Creating Emotional Safety and Connection
One of the foundational skills Hays teaches is creating emotional safety—the kind of environment where both partners can be vulnerable without fear of judgment, rejection, or punishment. This safety doesn’t happen automatically. It’s built through consistent choices to respond with curiosity instead of defensiveness, to validate instead of dismiss, to remain present even when conversations become uncomfortable.
When emotional safety exists, couples can be vulnerable about the hard, uncomfortable parts of life together. As Hays notes, aging brings challenges many couples feel too ashamed to discuss. When partners can talk openly about bladder leaks, erectile dysfunction, or changing bodies without judgment, they build intimacy that transcends physical attraction. This depth of connection keeps couples together through life’s inevitable changes, while couples without these skills often seek new partners when reality intrudes on their romantic fantasy.
Why the Pattern Will Continue Without Intervention
The epidemic of failed marriages continues because society romanticizes feelings while ignoring the work love requires. People believe great relationships should feel effortless, that the right person will simply “get” them without explanation, that passion should remain constant. These beliefs set up every relationship for disappointment.

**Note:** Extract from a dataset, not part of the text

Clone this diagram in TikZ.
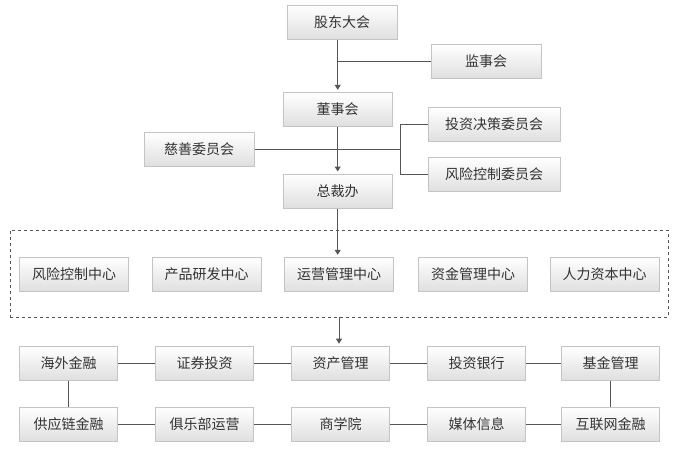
\documentclass[tikz,border=0pt]{standalone}
\usepackage{fontspec}
\setmainfont{Noto Sans CJK SC}
\usetikzlibrary{arrows.meta}
\definecolor{bordc}{HTML}{C4C4C4}
\definecolor{linec}{HTML}{555555}
\definecolor{txtc}{HTML}{333333}
\definecolor{botc}{HTML}{DFDFDF}
\tikzset{
  orgbox/.style={draw=bordc, line width=1pt, top color=white, bottom color=botc,
    minimum height=34pt, inner sep=0pt, text=txtc, font=\fontsize{14}{16}\selectfont},
  wa/.style={orgbox, minimum width=110pt},
  wb/.style={orgbox, minimum width=132pt},
  wc/.style={orgbox, minimum width=109pt},
  wd/.style={orgbox, minimum width=98pt},
  conn/.style={draw=linec, line width=1pt},
  arr/.style={conn, -{Triangle[width=6pt,length=5pt]}, shorten >=2pt}
}
\begin{document}
\begin{tikzpicture}[x=1pt,y=-1pt]
\useasboundingbox (0,0) rectangle (680,461);
% top part
\node[wa] (gd) at (342,22) {股东大会};
\node[wa] (js) at (486,61.5) {监事会};
\node[wc] (dsh) at (337.7,109.3) {董事会};
\node[wb] (tz) at (494,124.5) {投资决策委员会};
\node[wa] (cs) at (199,149.3) {慈善委员会};
\node[wb] (fk) at (494,174.5) {风险控制委员会};
\node[wc] (zcb) at (337.7,191) {总裁办};
% dashed group
\node[draw=linec, dashed, line width=0.8pt, minimum width=658pt, minimum height=87pt, inner sep=0pt] (grp) at (339,273.5) {};
\node[wc] (c1) at (74.2,274.3) {风险控制中心};
\node[wc] (c2) at (206.5,274.3) {产品研发中心};
\node[wc] (c3) at (339,274.3) {运营管理中心};
\node[wc] (c4) at (473,274.3) {资金管理中心};
\node[wc] (c5) at (604.5,274.3) {人力资本中心};
% row 3
\node[wd] (r1) at (68.7,363.2) {海外金融};
\node[wd] (r2) at (204.5,363.2) {证券投资};
\node[wd] (r3) at (340.5,363.2) {资产管理};
\node[wd] (r4) at (476.5,363.2) {投资银行};
\node[wd] (r5) at (610.5,363.2) {基金管理};
% row 4
\node[wd] (s1) at (68.7,424.2) {供应链金融};
\node[wd] (s2) at (204.5,424.2) {俱乐部运营};
\node[wd] (s3) at (340.5,424.2) {商学院};
\node[wd] (s4) at (476.5,424.2) {媒体信息};
\node[wd] (s5) at (610.5,424.2) {互联网金融};
% connectors
\coordinate (tk) at (337.7,0);
\coordinate (jsj) at (337.7,61.5);
\draw[arr] (gd.south -| tk) -- (dsh.north);
\draw[conn] (js.west) -- (jsj);
\draw[arr] (dsh.south) -- (zcb.north);
\coordinate (brx) at (400,0);
\draw[conn] (cs.east) -- (cs.east -| brx);
\draw[conn] (tz.west) -- (tz.west -| brx) -- (fk.west -| brx) -- (fk.west);
\draw[arr] (zcb.south) -- (zcb.south |- c3.north);
\draw[arr] (grp.south) -- (grp.south |- r3.north);
\draw[conn] (r1) -- (r2) (r2) -- (r3) (r3) -- (r4) (r4) -- (r5);
\draw[conn] (s1) -- (s2) (s2) -- (s3) (s3) -- (s4) (s4) -- (s5);
\draw[conn] (r1) -- (s1) (r5) -- (s5);
\end{tikzpicture}
\end{document}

Children growing up in these environments learn the same dysfunctional patterns. They watch their parents avoid difficult conversations, let resentment build, blame each other for unhappiness, and ultimately give up. Then they enter their own relationships equipped with the same inadequate tools, perpetuating the cycle. Hays is passionate about breaking this pattern, not just for couples now but for future generations who deserve to see what healthy, resilient love actually looks like.
“We’re either creating love in our relationships or we’re eroding and destroying love,” she explains. “What are you going to choose?” Every interaction is either a deposit or a withdrawal. Yelling, shutting down, keeping score, assuming the worst—these all corrode the foundation. Choosing vulnerability, seeking understanding, extending grace, celebrating small moments—these build something that can weather any storm.
Through her columns, the Monarch for Love Podcast, social media presence, and direct coaching, Hays continues to expand her reach. She writes columns for two Florida publications, produces a weekly podcast with over 220 episodes across four seasons, and shares marriage tips on social media platforms.
For anyone facing disconnection in their relationship, considering divorce, or entering another marriage hoping things will be different this time, Hays offers a challenging truth: the problem isn’t your partner. It’s the absence of skills that turn love from a feeling into a lasting reality. Learn those skills, and everything changes. Ignore them, and you’ll join the 67% who discover that changing partners doesn’t solve the fundamental problem—the lack of Love Literacy™ that every relationship requires to thrive.
Michelle believes the world doesn’t need another conversation about finding love. It needs a conversation about learning it. People marry for love, but too often divorce for lack of skill. Through Love Literacy™, she is working to spark a global conversation about the relationship skills we were never taught.